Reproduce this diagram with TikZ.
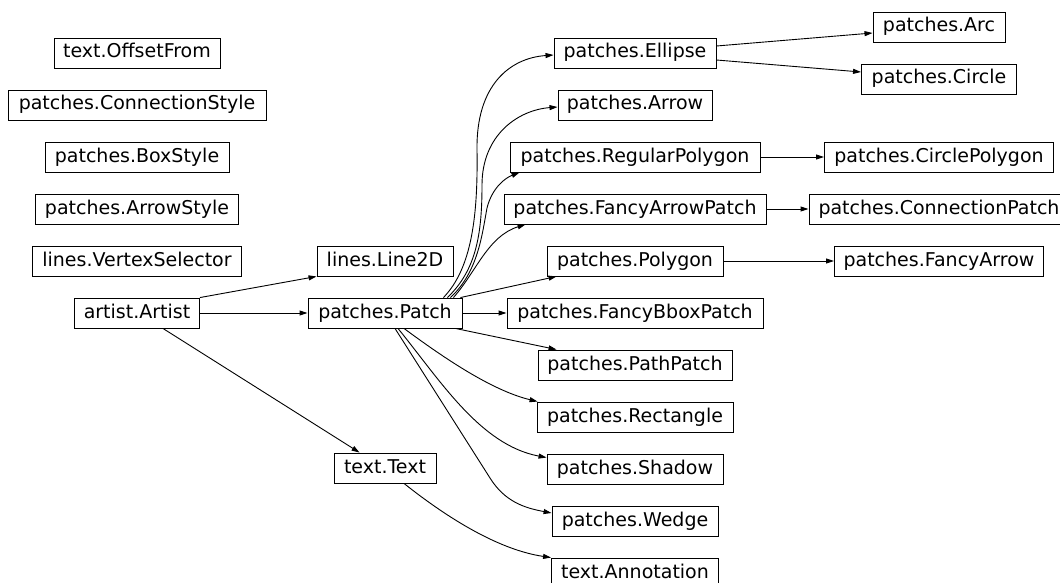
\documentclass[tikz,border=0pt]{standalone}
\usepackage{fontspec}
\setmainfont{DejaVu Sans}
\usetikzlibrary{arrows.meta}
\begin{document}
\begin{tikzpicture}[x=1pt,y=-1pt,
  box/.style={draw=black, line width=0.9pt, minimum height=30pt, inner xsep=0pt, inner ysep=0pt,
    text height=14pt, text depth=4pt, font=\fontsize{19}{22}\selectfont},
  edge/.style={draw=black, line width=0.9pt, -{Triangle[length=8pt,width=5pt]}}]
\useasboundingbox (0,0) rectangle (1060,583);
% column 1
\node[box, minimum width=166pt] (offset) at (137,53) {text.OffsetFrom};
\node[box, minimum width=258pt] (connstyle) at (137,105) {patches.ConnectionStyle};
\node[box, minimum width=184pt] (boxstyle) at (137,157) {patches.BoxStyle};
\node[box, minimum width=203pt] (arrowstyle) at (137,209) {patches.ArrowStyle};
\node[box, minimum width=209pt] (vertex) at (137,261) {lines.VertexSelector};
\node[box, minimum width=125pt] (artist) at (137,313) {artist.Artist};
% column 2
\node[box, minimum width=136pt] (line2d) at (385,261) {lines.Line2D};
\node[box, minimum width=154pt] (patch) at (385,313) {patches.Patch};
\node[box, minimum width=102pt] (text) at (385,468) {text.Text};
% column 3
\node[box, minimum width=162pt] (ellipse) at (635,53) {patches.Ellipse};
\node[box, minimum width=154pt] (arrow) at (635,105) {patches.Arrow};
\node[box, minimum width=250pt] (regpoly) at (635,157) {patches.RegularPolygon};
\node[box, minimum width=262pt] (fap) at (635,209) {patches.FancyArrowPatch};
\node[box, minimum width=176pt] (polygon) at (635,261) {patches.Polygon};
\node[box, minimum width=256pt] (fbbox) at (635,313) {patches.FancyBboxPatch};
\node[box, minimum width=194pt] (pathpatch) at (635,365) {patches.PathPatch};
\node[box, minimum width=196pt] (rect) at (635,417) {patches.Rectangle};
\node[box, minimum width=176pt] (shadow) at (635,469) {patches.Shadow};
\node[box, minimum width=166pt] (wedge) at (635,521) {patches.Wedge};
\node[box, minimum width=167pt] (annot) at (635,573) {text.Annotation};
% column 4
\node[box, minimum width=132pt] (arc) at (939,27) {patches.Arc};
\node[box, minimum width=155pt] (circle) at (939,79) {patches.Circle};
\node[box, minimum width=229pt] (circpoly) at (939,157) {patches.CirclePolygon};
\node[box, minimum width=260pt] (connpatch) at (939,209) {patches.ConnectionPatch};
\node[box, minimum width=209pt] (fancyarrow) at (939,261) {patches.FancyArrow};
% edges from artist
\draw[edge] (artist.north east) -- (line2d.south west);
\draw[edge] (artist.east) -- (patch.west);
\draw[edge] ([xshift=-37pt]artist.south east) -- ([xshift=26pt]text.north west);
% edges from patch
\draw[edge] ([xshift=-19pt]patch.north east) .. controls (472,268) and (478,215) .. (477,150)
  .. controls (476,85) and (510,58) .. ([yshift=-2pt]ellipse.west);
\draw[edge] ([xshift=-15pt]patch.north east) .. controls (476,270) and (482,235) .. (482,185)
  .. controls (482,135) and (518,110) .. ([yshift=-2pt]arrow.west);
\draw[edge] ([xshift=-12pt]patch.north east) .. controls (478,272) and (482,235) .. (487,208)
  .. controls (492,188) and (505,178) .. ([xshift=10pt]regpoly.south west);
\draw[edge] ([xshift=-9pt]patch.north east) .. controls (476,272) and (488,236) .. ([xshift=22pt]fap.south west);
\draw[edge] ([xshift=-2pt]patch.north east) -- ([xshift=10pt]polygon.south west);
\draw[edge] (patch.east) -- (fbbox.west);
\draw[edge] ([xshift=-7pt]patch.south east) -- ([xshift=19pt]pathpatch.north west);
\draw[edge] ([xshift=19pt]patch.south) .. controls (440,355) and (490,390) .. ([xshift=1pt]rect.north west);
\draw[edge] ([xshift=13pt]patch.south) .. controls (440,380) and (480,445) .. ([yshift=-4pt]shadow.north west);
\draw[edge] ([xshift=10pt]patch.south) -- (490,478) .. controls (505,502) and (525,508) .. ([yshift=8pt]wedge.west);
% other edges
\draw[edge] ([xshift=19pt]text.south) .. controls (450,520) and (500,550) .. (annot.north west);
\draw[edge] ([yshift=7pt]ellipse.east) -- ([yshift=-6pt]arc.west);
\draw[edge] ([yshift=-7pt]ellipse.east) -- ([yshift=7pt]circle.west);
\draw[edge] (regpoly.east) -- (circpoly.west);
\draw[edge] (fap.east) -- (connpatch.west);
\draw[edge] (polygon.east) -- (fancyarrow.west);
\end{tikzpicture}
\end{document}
..............................
Work to do
Omit pictures; set down the rest of the material word for word.

Correct answer
Reproduce this diagram with TikZ.
\documentclass[tikz,border=0pt]{standalone}
\usepackage{fontspec}
\setmainfont{DejaVu Sans}
\usetikzlibrary{arrows.meta}
\begin{document}
\begin{tikzpicture}[x=1pt,y=-1pt,
  box/.style={draw=black, line width=0.9pt, minimum height=30pt, inner xsep=0pt, inner ysep=0pt,
    text height=14pt, text depth=4pt, font=\fontsize{19}{22}\selectfont},
  edge/.style={draw=black, line width=0.9pt, -{Triangle[length=8pt,width=5pt]}}]
\useasboundingbox (0,0) rectangle (1060,583);
% column 1
\node[box, minimum width=166pt] (offset) at (137,53) {text.OffsetFrom};
\node[box, minimum width=258pt] (connstyle) at (137,105) {patches.ConnectionStyle};
\node[box, minimum width=184pt] (boxstyle) at (137,157) {patches.BoxStyle};
\node[box, minimum width=203pt] (arrowstyle) at (137,209) {patches.ArrowStyle};
\node[box, minimum width=209pt] (vertex) at (137,261) {lines.VertexSelector};
\node[box, minimum width=125pt] (artist) at (137,313) {artist.Artist};
% column 2
\node[box, minimum width=136pt] (line2d) at (385,261) {lines.Line2D};
\node[box, minimum width=154pt] (patch) at (385,313) {patches.Patch};
\node[box, minimum width=102pt] (text) at (385,468) {text.Text};
% column 3
\node[box, minimum width=162pt] (ellipse) at (635,53) {patches.Ellipse};
\node[box, minimum width=154pt] (arrow) at (635,105) {patches.Arrow};
\node[box, minimum width=250pt] (regpoly) at (635,157) {patches.RegularPolygon};
\node[box, minimum width=262pt] (fap) at (635,209) {patches.FancyArrowPatch};
\node[box, minimum width=176pt] (polygon) at (635,261) {patches.Polygon};
\node[box, minimum width=256pt] (fbbox) at (635,313) {patches.FancyBboxPatch};
\node[box, minimum width=194pt] (pathpatch) at (635,365) {patches.PathPatch};
\node[box, minimum width=196pt] (rect) at (635,417) {patches.Rectangle};
\node[box, minimum width=176pt] (shadow) at (635,469) {patches.Shadow};
\node[box, minimum width=166pt] (wedge) at (635,521) {patches.Wedge};
\node[box, minimum width=167pt] (annot) at (635,573) {text.Annotation};
% column 4
\node[box, minimum width=132pt] (arc) at (939,27) {patches.Arc};
\node[box, minimum width=155pt] (circle) at (939,79) {patches.Circle};
\node[box, minimum width=229pt] (circpoly) at (939,157) {patches.CirclePolygon};
\node[box, minimum width=260pt] (connpatch) at (939,209) {patches.ConnectionPatch};
\node[box, minimum width=209pt] (fancyarrow) at (939,261) {patches.FancyArrow};
% edges from artist
\draw[edge] (artist.north east) -- (line2d.south west);
\draw[edge] (artist.east) -- (patch.west);
\draw[edge] ([xshift=-37pt]artist.south east) -- ([xshift=26pt]text.north west);
% edges from patch
\draw[edge] ([xshift=-19pt]patch.north east) .. controls (472,268) and (478,215) .. (477,150)
  .. controls (476,85) and (510,58) .. ([yshift=-2pt]ellipse.west);
\draw[edge] ([xshift=-15pt]patch.north east) .. controls (476,270) and (482,235) .. (482,185)
  .. controls (482,135) and (518,110) .. ([yshift=-2pt]arrow.west);
\draw[edge] ([xshift=-12pt]patch.north east) .. controls (478,272) and (482,235) .. (487,208)
  .. controls (492,188) and (505,178) .. ([xshift=10pt]regpoly.south west);
\draw[edge] ([xshift=-9pt]patch.north east) .. controls (476,272) and (488,236) .. ([xshift=22pt]fap.south west);
\draw[edge] ([xshift=-2pt]patch.north east) -- ([xshift=10pt]polygon.south west);
\draw[edge] (patch.east) -- (fbbox.west);
\draw[edge] ([xshift=-7pt]patch.south east) -- ([xshift=19pt]pathpatch.north west);
\draw[edge] ([xshift=19pt]patch.south) .. controls (440,355) and (490,390) .. ([xshift=1pt]rect.north west);
\draw[edge] ([xshift=13pt]patch.south) .. controls (440,380) and (480,445) .. ([yshift=-4pt]shadow.north west);
\draw[edge] ([xshift=10pt]patch.south) -- (490,478) .. controls (505,502) and (525,508) .. ([yshift=8pt]wedge.west);
% other edges
\draw[edge] ([xshift=19pt]text.south) .. controls (450,520) and (500,550) .. (annot.north west);
\draw[edge] ([yshift=7pt]ellipse.east) -- ([yshift=-6pt]arc.west);
\draw[edge] ([yshift=-7pt]ellipse.east) -- ([yshift=7pt]circle.west);
\draw[edge] (regpoly.east) -- (circpoly.west);
\draw[edge] (fap.east) -- (connpatch.west);
\draw[edge] (polygon.east) -- (fancyarrow.west);
\end{tikzpicture}
\end{document}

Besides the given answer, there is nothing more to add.